Should we prioritise removing unused licences or reallocating to appropriate tiers?

Both approaches deliver value within your contracted licence count. Removing licences from users who've left or no longer need ERP access frees those licences to assign to new starters or users who actually require them. Reallocating users to more appropriate licence tiers - removing an Essentials licence from one user and assigning them a Team Member licence instead - means that freed Essentials licence becomes available for someone who genuinely needs those capabilities. Understanding your ERP vendor's minimum commitment terms matters here, as some contracts lock you into specific licence counts for 1-3 years regardless of actual usage.

How often should ERP licence allocation be reviewed?

Quarterly reviews represent the minimum effective cadence for most businesses. This catches licence creep before it compounds whilst remaining manageable within normal business rhythms. Larger organisations or those experiencing rapid growth may benefit from monthly monitoring with quarterly decision meetings.

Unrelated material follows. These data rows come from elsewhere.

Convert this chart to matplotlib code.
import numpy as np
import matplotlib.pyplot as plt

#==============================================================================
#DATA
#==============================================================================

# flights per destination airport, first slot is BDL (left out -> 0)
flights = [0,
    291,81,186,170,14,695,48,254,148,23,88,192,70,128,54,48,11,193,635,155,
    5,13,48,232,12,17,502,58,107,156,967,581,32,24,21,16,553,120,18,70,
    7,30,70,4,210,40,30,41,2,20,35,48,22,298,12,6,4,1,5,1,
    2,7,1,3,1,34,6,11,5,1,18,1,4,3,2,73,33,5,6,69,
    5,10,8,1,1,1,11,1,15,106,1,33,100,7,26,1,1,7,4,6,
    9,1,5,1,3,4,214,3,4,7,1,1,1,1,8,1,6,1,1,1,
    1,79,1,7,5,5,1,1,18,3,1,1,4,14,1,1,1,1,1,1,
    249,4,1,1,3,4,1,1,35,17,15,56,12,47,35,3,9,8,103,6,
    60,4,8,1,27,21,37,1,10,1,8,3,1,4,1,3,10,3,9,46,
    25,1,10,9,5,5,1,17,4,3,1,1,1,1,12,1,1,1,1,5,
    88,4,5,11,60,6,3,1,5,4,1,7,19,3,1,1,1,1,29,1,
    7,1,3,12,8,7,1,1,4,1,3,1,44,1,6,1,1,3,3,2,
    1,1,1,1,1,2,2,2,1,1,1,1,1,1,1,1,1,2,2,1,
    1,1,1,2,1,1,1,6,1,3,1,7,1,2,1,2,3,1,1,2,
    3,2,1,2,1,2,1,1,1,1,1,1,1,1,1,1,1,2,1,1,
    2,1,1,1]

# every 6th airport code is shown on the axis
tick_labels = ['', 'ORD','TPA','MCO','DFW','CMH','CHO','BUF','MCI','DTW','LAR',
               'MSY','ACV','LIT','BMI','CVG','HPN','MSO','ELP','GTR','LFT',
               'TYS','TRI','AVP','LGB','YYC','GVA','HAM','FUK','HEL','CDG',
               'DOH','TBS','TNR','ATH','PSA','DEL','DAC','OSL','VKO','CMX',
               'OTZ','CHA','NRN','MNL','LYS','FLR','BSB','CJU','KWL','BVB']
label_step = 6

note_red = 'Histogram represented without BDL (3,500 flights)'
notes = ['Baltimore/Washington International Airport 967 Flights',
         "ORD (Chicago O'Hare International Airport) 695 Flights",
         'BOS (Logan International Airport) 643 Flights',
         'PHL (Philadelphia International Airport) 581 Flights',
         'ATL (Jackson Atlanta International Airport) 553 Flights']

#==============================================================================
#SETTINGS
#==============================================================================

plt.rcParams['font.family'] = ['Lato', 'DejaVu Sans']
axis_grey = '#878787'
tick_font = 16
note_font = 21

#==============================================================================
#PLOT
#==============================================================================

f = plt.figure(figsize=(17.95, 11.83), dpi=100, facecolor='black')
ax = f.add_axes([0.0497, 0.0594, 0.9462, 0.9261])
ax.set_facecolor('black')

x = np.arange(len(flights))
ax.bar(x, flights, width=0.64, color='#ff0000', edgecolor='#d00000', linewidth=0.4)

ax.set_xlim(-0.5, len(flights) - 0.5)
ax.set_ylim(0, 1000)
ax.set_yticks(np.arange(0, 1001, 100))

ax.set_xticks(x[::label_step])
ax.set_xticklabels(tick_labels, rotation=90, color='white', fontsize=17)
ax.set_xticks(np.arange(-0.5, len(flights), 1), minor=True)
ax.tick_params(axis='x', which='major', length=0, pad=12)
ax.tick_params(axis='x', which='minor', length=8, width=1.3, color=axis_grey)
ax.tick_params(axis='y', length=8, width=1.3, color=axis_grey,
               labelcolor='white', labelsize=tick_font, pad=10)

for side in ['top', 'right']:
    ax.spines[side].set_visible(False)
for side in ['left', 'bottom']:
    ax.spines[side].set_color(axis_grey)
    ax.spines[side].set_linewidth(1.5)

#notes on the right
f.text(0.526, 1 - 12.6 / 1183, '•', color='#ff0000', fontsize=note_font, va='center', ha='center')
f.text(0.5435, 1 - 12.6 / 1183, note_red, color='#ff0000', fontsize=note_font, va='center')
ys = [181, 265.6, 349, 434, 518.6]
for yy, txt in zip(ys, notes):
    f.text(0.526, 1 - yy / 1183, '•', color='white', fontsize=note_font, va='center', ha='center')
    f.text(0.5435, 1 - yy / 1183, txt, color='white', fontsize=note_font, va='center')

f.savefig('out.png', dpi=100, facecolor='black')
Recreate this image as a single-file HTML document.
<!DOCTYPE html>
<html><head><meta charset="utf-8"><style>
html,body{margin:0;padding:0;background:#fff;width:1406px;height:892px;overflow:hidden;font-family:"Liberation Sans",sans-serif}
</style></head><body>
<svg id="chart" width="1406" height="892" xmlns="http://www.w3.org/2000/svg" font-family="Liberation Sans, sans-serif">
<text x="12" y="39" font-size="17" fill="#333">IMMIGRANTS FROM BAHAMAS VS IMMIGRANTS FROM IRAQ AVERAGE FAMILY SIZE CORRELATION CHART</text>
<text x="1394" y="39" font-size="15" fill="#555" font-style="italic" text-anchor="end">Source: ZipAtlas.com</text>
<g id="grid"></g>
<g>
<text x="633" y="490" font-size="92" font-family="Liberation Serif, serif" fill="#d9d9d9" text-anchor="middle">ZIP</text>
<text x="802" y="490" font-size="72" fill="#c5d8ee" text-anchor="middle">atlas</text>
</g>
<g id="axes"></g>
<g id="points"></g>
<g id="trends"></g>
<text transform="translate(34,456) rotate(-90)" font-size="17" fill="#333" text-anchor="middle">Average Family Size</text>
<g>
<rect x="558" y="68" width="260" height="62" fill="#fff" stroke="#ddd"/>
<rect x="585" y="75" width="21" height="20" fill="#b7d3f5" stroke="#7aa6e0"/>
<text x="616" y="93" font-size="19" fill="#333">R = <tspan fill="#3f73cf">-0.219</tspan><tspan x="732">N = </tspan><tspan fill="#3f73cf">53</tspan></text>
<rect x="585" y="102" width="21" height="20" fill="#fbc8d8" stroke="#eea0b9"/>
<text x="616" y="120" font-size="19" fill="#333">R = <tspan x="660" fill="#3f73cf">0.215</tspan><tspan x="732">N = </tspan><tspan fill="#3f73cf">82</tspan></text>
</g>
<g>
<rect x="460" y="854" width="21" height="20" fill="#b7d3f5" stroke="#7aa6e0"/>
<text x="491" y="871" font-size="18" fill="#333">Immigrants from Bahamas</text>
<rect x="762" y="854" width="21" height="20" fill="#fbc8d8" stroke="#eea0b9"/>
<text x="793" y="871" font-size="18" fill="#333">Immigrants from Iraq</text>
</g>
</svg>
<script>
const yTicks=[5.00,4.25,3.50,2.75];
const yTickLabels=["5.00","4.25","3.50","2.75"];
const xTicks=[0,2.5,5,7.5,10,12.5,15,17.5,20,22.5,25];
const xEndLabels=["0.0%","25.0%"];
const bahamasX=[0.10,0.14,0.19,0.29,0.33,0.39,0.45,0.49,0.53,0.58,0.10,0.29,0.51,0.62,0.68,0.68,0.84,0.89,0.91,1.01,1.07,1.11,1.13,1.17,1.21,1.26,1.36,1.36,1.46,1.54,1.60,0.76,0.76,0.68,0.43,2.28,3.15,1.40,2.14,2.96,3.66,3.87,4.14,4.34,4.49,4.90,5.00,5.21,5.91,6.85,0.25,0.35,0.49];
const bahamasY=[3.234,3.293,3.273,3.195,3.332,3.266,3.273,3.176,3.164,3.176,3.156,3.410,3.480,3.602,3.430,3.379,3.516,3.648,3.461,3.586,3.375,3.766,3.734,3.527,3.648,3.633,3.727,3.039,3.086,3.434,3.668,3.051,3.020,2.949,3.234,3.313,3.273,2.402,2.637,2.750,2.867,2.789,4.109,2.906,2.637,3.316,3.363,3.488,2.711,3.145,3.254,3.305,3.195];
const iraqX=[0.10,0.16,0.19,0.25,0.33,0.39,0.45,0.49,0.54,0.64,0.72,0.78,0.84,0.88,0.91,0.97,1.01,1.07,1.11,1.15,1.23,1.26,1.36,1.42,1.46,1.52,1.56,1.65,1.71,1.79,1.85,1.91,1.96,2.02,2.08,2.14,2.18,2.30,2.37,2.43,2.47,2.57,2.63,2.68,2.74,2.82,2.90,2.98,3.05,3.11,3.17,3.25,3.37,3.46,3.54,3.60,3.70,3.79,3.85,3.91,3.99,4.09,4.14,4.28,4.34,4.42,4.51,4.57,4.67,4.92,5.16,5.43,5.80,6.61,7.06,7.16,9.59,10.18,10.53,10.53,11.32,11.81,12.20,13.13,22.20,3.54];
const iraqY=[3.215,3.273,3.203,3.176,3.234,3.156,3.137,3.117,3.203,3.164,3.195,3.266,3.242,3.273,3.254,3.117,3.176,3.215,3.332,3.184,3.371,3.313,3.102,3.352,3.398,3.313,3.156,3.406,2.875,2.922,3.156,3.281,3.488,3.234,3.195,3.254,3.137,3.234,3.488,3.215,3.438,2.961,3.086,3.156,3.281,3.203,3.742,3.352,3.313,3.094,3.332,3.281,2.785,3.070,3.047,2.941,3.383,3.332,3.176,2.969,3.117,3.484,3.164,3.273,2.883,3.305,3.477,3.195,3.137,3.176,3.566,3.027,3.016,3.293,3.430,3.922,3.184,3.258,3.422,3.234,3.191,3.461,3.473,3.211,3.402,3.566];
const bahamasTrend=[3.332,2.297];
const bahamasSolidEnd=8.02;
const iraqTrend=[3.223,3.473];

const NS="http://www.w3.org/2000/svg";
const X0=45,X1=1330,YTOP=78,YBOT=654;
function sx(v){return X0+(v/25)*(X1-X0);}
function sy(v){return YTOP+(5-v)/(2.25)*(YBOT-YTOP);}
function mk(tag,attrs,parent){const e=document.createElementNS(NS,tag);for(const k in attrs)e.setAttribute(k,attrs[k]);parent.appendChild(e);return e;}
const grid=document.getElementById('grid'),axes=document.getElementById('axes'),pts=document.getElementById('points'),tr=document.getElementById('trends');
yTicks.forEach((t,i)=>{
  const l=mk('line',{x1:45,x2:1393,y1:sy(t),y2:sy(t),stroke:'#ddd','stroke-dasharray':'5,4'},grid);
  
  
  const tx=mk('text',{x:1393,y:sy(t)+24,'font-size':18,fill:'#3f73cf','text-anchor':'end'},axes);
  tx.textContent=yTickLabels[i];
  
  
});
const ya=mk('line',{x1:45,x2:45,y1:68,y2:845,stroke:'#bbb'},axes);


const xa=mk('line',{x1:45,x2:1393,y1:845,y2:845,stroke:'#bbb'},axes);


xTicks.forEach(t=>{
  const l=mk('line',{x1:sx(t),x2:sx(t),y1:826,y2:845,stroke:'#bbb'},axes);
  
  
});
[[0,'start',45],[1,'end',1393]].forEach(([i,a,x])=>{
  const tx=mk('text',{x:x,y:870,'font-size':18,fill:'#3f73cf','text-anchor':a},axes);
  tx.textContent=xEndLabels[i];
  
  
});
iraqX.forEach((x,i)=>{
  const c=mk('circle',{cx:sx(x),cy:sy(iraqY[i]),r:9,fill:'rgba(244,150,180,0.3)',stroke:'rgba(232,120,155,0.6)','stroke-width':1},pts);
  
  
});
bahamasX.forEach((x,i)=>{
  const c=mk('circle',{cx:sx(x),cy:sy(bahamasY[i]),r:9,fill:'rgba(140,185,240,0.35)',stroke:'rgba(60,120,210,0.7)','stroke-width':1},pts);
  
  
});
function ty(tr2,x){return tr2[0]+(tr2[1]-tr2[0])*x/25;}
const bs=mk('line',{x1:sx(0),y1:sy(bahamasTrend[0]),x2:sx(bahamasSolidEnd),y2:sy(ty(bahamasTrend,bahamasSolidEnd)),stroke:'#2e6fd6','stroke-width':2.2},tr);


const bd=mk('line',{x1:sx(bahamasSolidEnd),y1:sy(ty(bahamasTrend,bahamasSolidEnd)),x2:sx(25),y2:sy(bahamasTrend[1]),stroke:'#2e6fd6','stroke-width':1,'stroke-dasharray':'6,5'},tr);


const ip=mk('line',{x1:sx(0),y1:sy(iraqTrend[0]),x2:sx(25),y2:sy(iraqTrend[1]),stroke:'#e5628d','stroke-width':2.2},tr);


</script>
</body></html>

Annual reviews allow too much drift between checkpoints and create larger adjustment requirements that feel more disruptive.

What happens if we need to quickly provision access we previously removed?

Modern ERP systems allow licence reactivation within hours, not weeks. Most vendors maintain your user accounts even when licences are deallocated, making reactivation straightforward through your implementation partner. The fear of removing access "just in case" costs more than occasionally reactivating a licence when business need arises. If you're regularly reactivating the same users, that signals a genuine requirement worth maintaining.

Can managed services justify their cost through licence optimisation?

Managed services pay for themselves when they identify and eliminate licence waste through sustained monitoring discipline that internal teams struggle to maintain consistently. The question isn't whether managed services cost money, but whether that cost is exceeded by the value delivered through continuous optimisation that wouldn't otherwise happen when finance and IT teams have competing priorities that feel more urgent.